Collaborating with Blaker gamle Meieri outside Oslo, the Warburg Institute in London, the Warburg-Haus in Hamburg and the Bard Graduate Centre in New York, OCCAS is developing a travelling exhibition on the architecture of the Warburg Institute. The first exhibition opens at Blaker May 1, 2021.
When the Warburg Institute was transferred from Hamburg to London in 1933 its scholars had been involved in two major architectural commissions within 10 years, one a purpose designed building to house Aby Warburg’s remarkable library, the Kulturwissenschaftliche Bibliothek Warburg, the second a radical proposition to establish a Planetarium for Hamburg in a monumental, disused water tower. In London this pattern of commissioning continued, as the Warburg Institute, the library attached to it, and its directors, moved through a succession of homes in the years before and after World War 2. These projects included designs by the avant-garde architectural group Tecton during the 1930s, highly popular exhibitions that toured during the 1940s, and would culminate in the construction of a new building at Woburn Square during the 1950s.
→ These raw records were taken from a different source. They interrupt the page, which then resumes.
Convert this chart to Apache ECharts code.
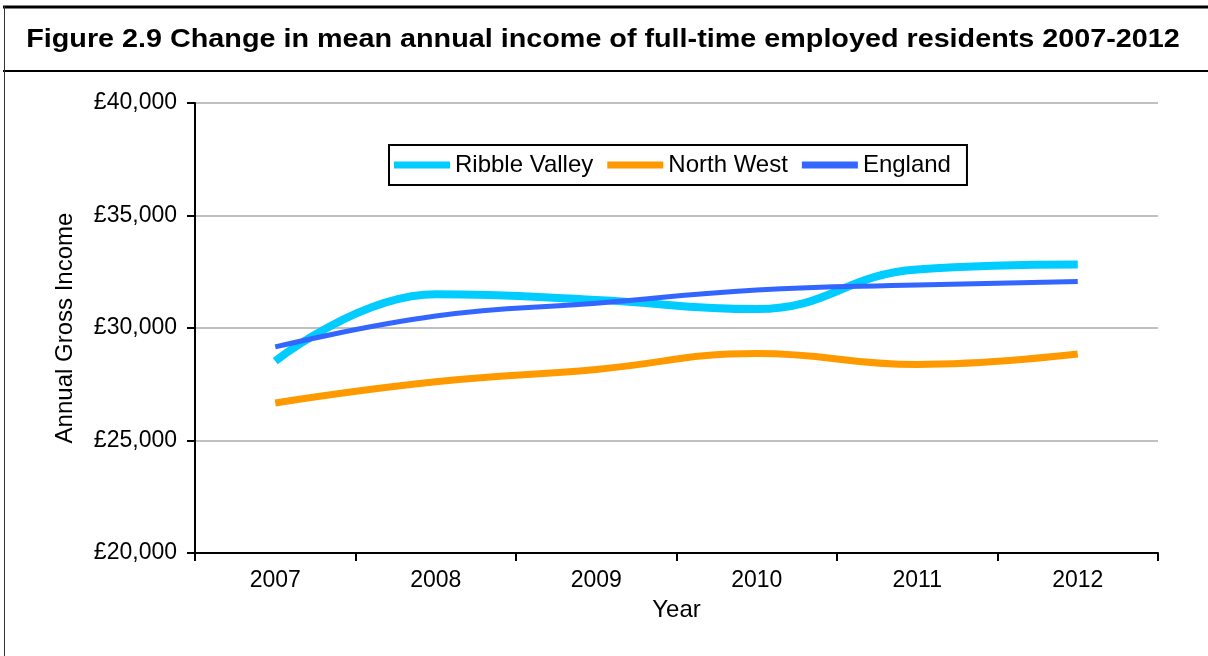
<!DOCTYPE html>
<html>
<head>
<meta charset="utf-8">
<script src="https://cdn.jsdelivr.net/npm/echarts@6/dist/echarts.min.js"></script>
<style>
html,body{margin:0;padding:0;background:#fff;}
#c{width:1208px;height:656px;}
</style>
</head>
<body>
<div id="c"></div>
<script>
const years = ['2007','2008','2009','2010','2011','2012'];
const ribbleValley = [28530, 31500, 31250, 30840, 32600, 32820];
const northWest = [26670, 27610, 28160, 28870, 28380, 28840];
const england = [29160, 30530, 31100, 31690, 31910, 32070];
const yTicks = [20000, 25000, 30000, 35000, 40000];

const chart = echarts.init(document.getElementById('c'), null, {renderer:'canvas'});
const font = 'Liberation Sans, Arial, sans-serif';
chart.setOption({
  animation:false,
  backgroundColor:'#fff',
  graphic:[
    {type:'line', shape:{x1:3,y1:7,x2:1208,y2:7}, style:{stroke:'#000',lineWidth:3}},
    {type:'line', shape:{x1:3,y1:71,x2:1208,y2:71}, style:{stroke:'#000',lineWidth:2}},
    {type:'line', shape:{x1:4.5,y1:6,x2:4.5,y2:656}, style:{stroke:'#333',lineWidth:1}},
    {type:'text', x:603, y:40, scaleX:1.15, originX:0, originY:0,
     style:{text:'Figure 2.9 Change in mean annual income of full-time employed residents 2007-2012',
            font:'bold 25px '+font, fill:'#000', align:'center', verticalAlign:'middle'}}
  ],
  legend:{
    left:389, top:145,
    data:['Ribble Valley','North West','England'],
    icon:'rect', itemWidth:56, itemHeight:7, itemGap:14,
    borderColor:'#000', borderWidth:2, padding:[8,16,8,5],
    textStyle:{fontFamily:font, fontSize:24, color:'#000'}
  },
  grid:{left:195, right:50, top:103, bottom:103},
  xAxis:{
    type:'category', data:years, boundaryGap:true,
    name:'Year', nameLocation:'middle', nameGap:45,
    nameTextStyle:{fontFamily:font, fontSize:24, color:'#000'},
    axisLine:{lineStyle:{color:'#000', width:2}},
    axisTick:{show:true, length:8, lineStyle:{color:'#000', width:2}},
    axisLabel:{fontFamily:font, fontSize:23, color:'#000', margin:16},
    splitLine:{show:false}
  },
  yAxis:{
    type:'value', min:yTicks[0], max:yTicks[yTicks.length-1], interval:5000,
    name:'Annual Gross Income', nameLocation:'middle', nameGap:118, nameRotate:90,
    nameTextStyle:{fontFamily:font, fontSize:24, color:'#000'},
    axisLine:{show:true, lineStyle:{color:'#000', width:2}},
    axisTick:{show:true, length:8, lineStyle:{color:'#000', width:2}},
    axisLabel:{fontFamily:font, fontSize:23, color:'#000', margin:18,
      formatter:v=>'£'+v.toLocaleString('en-GB')},
    splitLine:{show:true, lineStyle:{color:'#c0c0c0', width:2}}
  },
  series:[
    {name:'Ribble Valley', type:'line', data:ribbleValley, smooth:0.45, showSymbol:false, symbol:'none',
     color:'#00ccff', lineStyle:{width:8, color:'#00ccff'}, z:3},
    {name:'North West', type:'line', data:northWest, smooth:0.45, showSymbol:false, symbol:'none',
     color:'#ff9900', lineStyle:{width:7, color:'#ff9900'}, z:3},
    {name:'England', type:'line', data:england, smooth:0.45, showSymbol:false, symbol:'none',
     color:'#3366ff', lineStyle:{width:5, color:'#3366ff'}, z:4}
  ]
});
</script>
</body>
</html>
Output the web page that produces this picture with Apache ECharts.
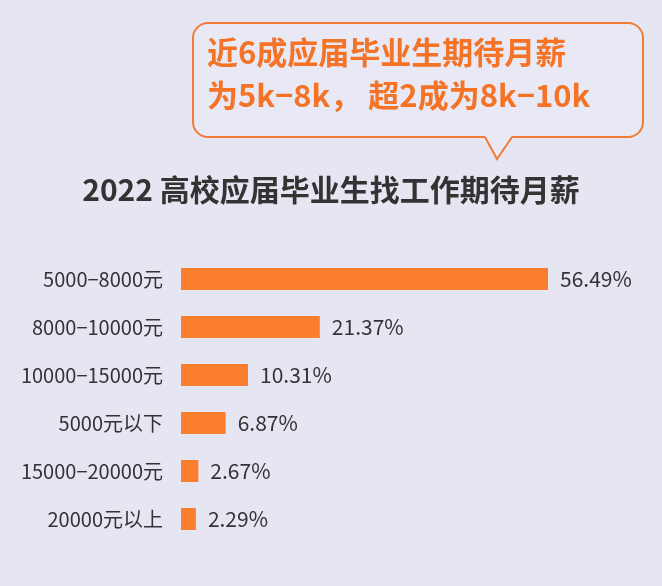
<!DOCTYPE html><html><head><meta charset="utf-8"><script src="https://cdn.jsdelivr.net/npm/echarts@6/dist/echarts.min.js"></script>
<style>html,body{margin:0;background:#e5e6f2}#c{width:662px;height:586px}</style></head><body><div id="c"></div><script>
const categories=['5000−8000元','8000−10000元','10000−15000元','5000元以下','15000−20000元','20000元以上'];
const values=[56.49,21.37,10.31,6.87,2.67,2.29];
const ch=echarts.init(document.getElementById('c'));
const F='"Noto Sans CJK SC",sans-serif';
ch.setOption({backgroundColor:'#e5e6f2',
title:{text:'2022 高校应届毕业生找工作期待月薪',left:'center',top:170,textStyle:{fontFamily:F,fontSize:30,fontWeight:'bold',color:'#333'}},
grid:{left:181,width:367,top:255,height:288},
xAxis:{type:'value',min:0,max:56.49,show:false},
yAxis:{type:'category',inverse:true,data:categories,axisLine:{show:false},axisTick:{show:false},axisLabel:{margin:18,fontFamily:F,fontSize:20,color:'#333'}},
series:[{type:'bar',data:values,barWidth:22,itemStyle:{color:'#fb7d2f'},label:{show:true,position:'right',distance:12,formatter:p=>p.value.toFixed(2)+'%',fontFamily:F,fontSize:21,color:'#333'}}],
graphic:[
{type:'rect',shape:{x:193,y:23,width:450,height:114,r:15},style:{fill:'#e8e9f5',stroke:'#f07c35',lineWidth:2}},
{type:'polygon',shape:{points:[[485,136],[497,158],[512,136]]},style:{fill:'#e8e9f5'}},
{type:'polyline',shape:{points:[[485,137],[497,159],[512,137]]},style:{fill:null,stroke:'#f07c35',lineWidth:2}},
{type:'text',left:207,top:37,style:{text:'近6成应届毕业生期待月薪',font:'bold 31px '+F,fill:'#f47326'}},
{type:'text',left:207,top:80,style:{text:'为5k−8k， 超2成为8k−10k',font:'bold 31px '+F,fill:'#f47326'}}
]});
</script></body></html>
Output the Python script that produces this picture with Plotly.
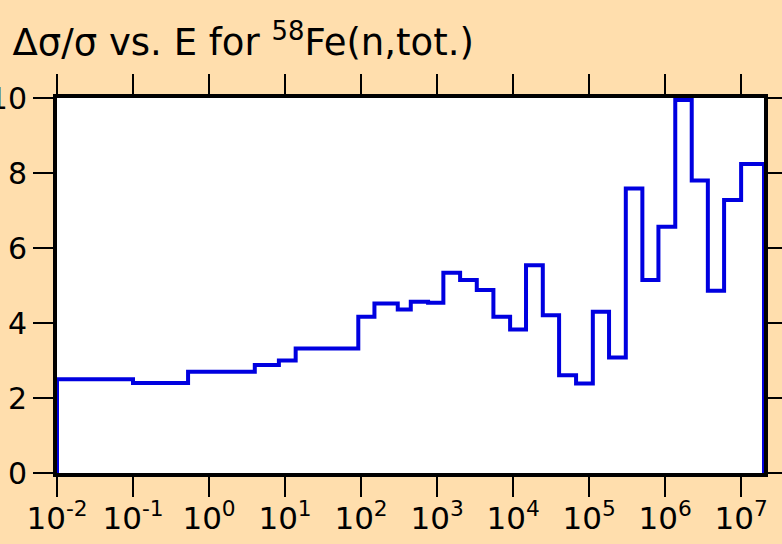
import plotly.graph_objects as go

# Energy group boundaries (eV) and relative uncertainty values (%)
edges = [1e-2, 0.1, 0.53, 4.0, 8.3, 13.8, 92, 150, 304, 451, 762, 1210, 2010,
         3330, 5510, 9140, 14800, 24600, 40300, 67400, 112000, 183000, 304000,
         502000, 817000, 1.36e6, 2.24e6, 3.65e6, 5.97e6, 1e7, 2e7]
values = [2.5, 2.4, 2.7, 2.88, 3.0, 3.32, 4.17, 4.52, 4.36, 4.57, 4.54, 5.34,
          5.15, 4.88, 4.17, 3.83, 5.54, 4.21, 2.61, 2.39, 4.30, 3.08, 7.59,
          5.15, 6.57, 9.95, 7.8, 4.86, 7.28, 8.24]

x_tickvals = [1e-2, 1e-1, 1e0, 1e1, 1e2, 1e3, 1e4, 1e5, 1e6, 1e7]
x_ticktext = ["10<sup>-2</sup>", "10<sup>-1</sup>", "10<sup>0</sup>", "10<sup>1</sup>",
              "10<sup>2</sup>", "10<sup>3</sup>", "10<sup>4</sup>", "10<sup>5</sup>",
              "10<sup>6</sup>", "10<sup>7</sup>"]
y_tickvals = [0, 2, 4, 6, 8, 10]

xs = [edges[0]] + edges + [edges[-1]]
ys = [0] + values + [values[-1], 0]

fig = go.Figure()
fig.add_trace(go.Scatter(x=xs, y=ys, mode="lines", line_shape="hv",
                         line=dict(color="#0000e0", width=4),
                         showlegend=False, hoverinfo="skip"))

font = "DejaVu Sans"
fig.update_layout(
    width=782, height=544,
    paper_bgcolor="#FFDEAD", plot_bgcolor="white",
    margin=dict(l=57, r=18, t=98, b=71),
    title=dict(text="Δσ/σ vs. E for <sup>58</sup>Fe(n,tot.)",
               x=0.016, xanchor="left", y=0.922, yanchor="middle",
               font=dict(family=font, size=37, color="black")),
    font=dict(family=font, color="black"),
)
fig.update_xaxes(type="log", range=[-2, 7.301], tickvals=x_tickvals, ticktext=x_ticktext,
                 ticks="outside", ticklen=20, tickwidth=2, tickcolor="black",
                 showline=True, linewidth=4, linecolor="black", mirror="ticks",
                 showgrid=False, zeroline=False, automargin=False,
                 ticklabelstandoff=-5,
                 tickfont=dict(family=font, size=31, color="black"))
fig.update_yaxes(range=[0, 10], tickvals=y_tickvals,
                 ticks="outside", ticklen=20, tickwidth=2, tickcolor="black",
                 showline=True, linewidth=4, linecolor="black", mirror="ticks",
                 showgrid=False, zeroline=False, automargin=False,
                 tickfont=dict(family=font, size=30, color="black"))

fig.write_html("out.html", config={"displayModeBar": False},
               post_script="document.body.style.margin='0';document.body.style.padding='0';")
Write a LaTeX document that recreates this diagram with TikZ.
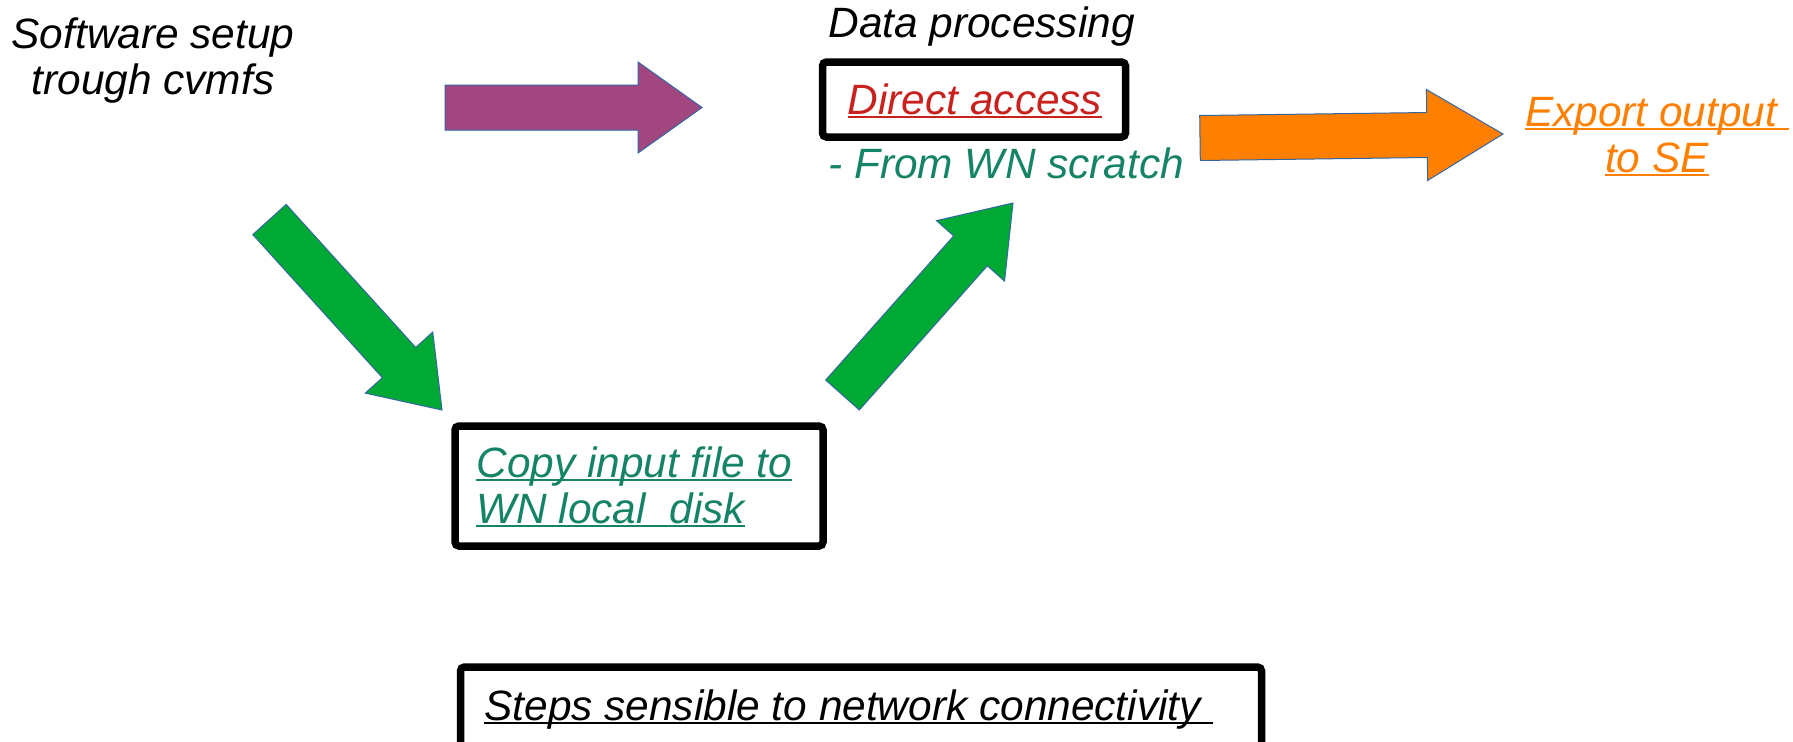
\documentclass[tikz,border=0pt]{standalone}
\usepackage{fontspec}
\setmainfont{Liberation Sans}
\usetikzlibrary{calc, positioning}
\definecolor{lomagenta}{HTML}{A1467E}
\definecolor{logreen}{HTML}{00A933}
\definecolor{loorange}{HTML}{FF8000}
\definecolor{lored}{HTML}{C9211E}
\definecolor{loteal}{HTML}{158466}
\definecolor{loblue}{HTML}{3465A4}
% underline that runs through the descenders
\newcommand\undl[1]{\sbox0{#1}\rlap{\rule[-0.1em]{\wd0}{0.06em}}\usebox0}
% fat arrow: colour, tail, tip, head length
\newcommand\blockarrow[4]{%
  \filldraw[fatarrow, fill=#1]
    ($(#2)!11.25pt!90:(#3)$) -- ($(#3)!#4!(#2)!11.25pt!90:(#3)$)
    -- ($(#3)!#4!(#2)!22.75pt!90:(#3)$) -- (#3)
    -- ($(#3)!#4!(#2)!22.75pt!-90:(#3)$) -- ($(#3)!#4!(#2)!11.25pt!-90:(#3)$)
    -- ($(#2)!11.25pt!-90:(#3)$) -- cycle;}
\tikzset{txt/.style={font=\fontsize{21.2}{23}\selectfont\itshape, inner sep=0pt}, % all labels
frm/.style={draw, line width=3.75pt, rounded corners=2pt, inner sep=0pt}, % thick black frames
fatarrow/.style={draw=loblue, line width=0.5pt, line join=miter}, % block arrows
}
\begin{document}
\begin{tikzpicture}[x=0.5pt, y=-0.5pt]
  \useasboundingbox (0,0) rectangle (1793,741);

  % frames
  \node[frm, minimum width=151.5pt, minimum height=37.5pt] (direct) at (974,99.5) {};
  \node[frm, minimum width=184pt, minimum height=60pt] (copybox) at (639,486) {};
  \node[frm, minimum width=400.5pt, minimum height=46.5pt] (stepsbox) at (861,713.5) {};

  % labels (multi-line ones sit on their last line)
  \node[txt, anchor=base, align=center] (soft) at (153,94) {Software setup\\trough cvmfs};
  \node[txt, anchor=base west] (data) at (828,37) {Data processing};
  \node[txt, anchor=base, text=lored] (directtxt) at (975,114) {\undl{Direct access}};
  \node[txt, anchor=base west, text=loteal] (scratch) at (828,178) {- From WN scratch};
  \node[txt, anchor=base, align=center, text=loorange] (export) at (1657,172) {\undl{Export output\ }\\\undl{to SE}};
  \node[txt, anchor=base west, align=left, text=loteal] (copy) at (476,523) {\undl{Copy input file to}\\\undl{WN local\ \ disk}};
  \node[txt, anchor=base west] (steps) at (484,720) {\undl{Steps sensible to network connectivity\ }};

  % arrow ends
  \coordinate (a0) at (445,107.5);  \coordinate (a1) at (702,107.5);
  \coordinate (b0) at (269.5,219.5); \coordinate (b1) at (442,410);
  \coordinate (c0) at (842.5,395);  \coordinate (c1) at (1013,203);
  \coordinate (d0) at (1200,138);   \coordinate (d1) at (1503,134);

  \blockarrow{lomagenta}{a0}{a1}{32pt}
  \blockarrow{logreen}{b0}{b1}{32pt}
  \blockarrow{logreen}{c0}{c1}{32pt}
  \blockarrow{loorange}{d0}{d1}{38pt}
\end{tikzpicture}
\end{document}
Re-inscribing the Warburg Institute focusses on the importance of architecture to the Warburg Institute’s study of culture, and on the larger question of how architectural organisation and systems of knowledge interrelate. Based on six architectural models built by the students, and curating artefacts from venues in London and Hamburg, the exhibition will show how the Warburg scholars projected a tie between architectural space and intellectual order in their system of analysis and in the buildings they inhabited.
The exhibition is developed as part of the OCCAS research-teaching series “Collecting Architecture”, which gives Masters students the chance to work on live research projects. The project is initiated by Tim Anstey in collaboration with Mari Lending.